Abstract Shear strength is a crucial property of soils regarded as its intrinsic capacity to resist failure when forces act on the soil mass. This study proposes an advanced meta-leaner to discern the shear strength property and generate a reliable estimation of the ultimate shear strength of the soil. The proposed model is named as metaheuristic-optimized meta-ensemble learning model (MOMEM) and aims at helping geotechnical engineers accurately predict the parameter of interest. The MOMEM was established with the integration of the artificial electric field algorithm (AEFA) to dynamically blend the radial basis function neural network (RBFNN) and multivariate adaptive regression splines (MARS).
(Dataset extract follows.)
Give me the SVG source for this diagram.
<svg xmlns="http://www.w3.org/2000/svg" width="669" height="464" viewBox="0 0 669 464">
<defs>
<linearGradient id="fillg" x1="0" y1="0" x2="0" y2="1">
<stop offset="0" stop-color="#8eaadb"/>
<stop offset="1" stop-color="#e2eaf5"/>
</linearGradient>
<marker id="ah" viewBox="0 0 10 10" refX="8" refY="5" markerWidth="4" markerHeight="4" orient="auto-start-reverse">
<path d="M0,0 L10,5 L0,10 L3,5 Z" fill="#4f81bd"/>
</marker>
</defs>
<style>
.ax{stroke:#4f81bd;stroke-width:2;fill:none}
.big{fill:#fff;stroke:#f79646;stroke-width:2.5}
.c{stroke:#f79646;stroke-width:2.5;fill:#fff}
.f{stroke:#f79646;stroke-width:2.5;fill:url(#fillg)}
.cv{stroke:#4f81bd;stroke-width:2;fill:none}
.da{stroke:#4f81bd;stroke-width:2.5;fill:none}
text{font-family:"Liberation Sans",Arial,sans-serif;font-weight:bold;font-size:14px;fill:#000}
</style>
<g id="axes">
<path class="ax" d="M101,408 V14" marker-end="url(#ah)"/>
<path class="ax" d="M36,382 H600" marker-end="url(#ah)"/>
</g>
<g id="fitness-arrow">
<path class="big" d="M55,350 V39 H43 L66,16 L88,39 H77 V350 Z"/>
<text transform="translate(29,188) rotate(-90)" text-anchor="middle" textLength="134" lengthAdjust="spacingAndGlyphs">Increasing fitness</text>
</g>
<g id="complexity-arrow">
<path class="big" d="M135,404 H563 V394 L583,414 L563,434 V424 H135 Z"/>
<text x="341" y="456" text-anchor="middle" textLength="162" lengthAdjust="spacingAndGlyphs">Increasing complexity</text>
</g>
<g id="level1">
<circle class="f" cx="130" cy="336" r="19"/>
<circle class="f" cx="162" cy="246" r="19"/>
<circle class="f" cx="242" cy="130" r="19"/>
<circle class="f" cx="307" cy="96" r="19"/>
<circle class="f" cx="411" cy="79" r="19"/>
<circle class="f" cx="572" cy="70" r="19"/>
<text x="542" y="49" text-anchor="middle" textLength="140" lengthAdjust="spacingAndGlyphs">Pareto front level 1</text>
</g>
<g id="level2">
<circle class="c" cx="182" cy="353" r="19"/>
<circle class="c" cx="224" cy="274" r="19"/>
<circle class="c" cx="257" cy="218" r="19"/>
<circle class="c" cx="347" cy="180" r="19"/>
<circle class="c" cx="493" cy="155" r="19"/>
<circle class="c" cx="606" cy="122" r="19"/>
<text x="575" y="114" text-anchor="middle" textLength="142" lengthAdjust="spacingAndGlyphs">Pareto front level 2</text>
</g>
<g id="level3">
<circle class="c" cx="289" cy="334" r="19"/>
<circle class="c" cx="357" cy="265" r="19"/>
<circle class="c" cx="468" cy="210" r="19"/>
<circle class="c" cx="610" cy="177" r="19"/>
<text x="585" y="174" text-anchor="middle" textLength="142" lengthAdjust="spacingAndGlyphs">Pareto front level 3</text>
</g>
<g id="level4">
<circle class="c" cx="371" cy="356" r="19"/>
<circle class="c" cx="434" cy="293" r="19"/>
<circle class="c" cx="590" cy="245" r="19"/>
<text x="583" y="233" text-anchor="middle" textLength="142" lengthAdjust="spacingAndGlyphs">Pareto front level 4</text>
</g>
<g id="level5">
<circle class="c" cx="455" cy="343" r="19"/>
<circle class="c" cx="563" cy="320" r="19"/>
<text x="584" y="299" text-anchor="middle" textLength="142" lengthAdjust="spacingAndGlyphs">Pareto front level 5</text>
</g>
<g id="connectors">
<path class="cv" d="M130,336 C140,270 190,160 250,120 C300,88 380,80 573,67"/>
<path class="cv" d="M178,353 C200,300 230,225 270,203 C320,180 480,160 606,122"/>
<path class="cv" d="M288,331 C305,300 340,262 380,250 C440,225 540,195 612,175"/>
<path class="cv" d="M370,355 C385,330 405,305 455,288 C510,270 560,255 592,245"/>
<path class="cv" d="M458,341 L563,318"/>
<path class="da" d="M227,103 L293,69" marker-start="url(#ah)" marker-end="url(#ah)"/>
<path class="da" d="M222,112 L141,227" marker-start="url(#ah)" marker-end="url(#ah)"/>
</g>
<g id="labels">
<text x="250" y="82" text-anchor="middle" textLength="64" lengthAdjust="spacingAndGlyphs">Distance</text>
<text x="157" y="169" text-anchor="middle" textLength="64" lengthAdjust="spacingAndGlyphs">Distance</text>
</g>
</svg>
In the framework of forming MOMEM, the AEFA consistently monitor the learning phases of the RBFNN and MARS in mining soil shear strength property through optimizing their controlling parameters, including neuron number, Gaussian spread, regularization coefficient, and kernel function parameter. Simultaneously, RBFNN and MARS are stacked via a linear combination method with dynamic weights optimized by the AEFA metaheuristic. The one-tail t test on 20 running times affirmed that with the greatest mean and standard deviation of RMSE (mean = 0.035 kg/cm2; Std. = 0.005 kg/cm2), MAE (mean = 0.026 kg/cm2; Std. = 0.004 kg/cm2), MAPE (mean = 7.9%; Std. = 1.72%), and R2 (mean = 0.826; Std. = 0.055), the MOMEM is significantly superior to other artificial intelligence-based methods. These analytical results indicate that MOMEM is an innovative tool for accurate calculating soil shear strength; thus, it provides geotechnical engineers with reliable figures to significantly increase soil-related engineering design.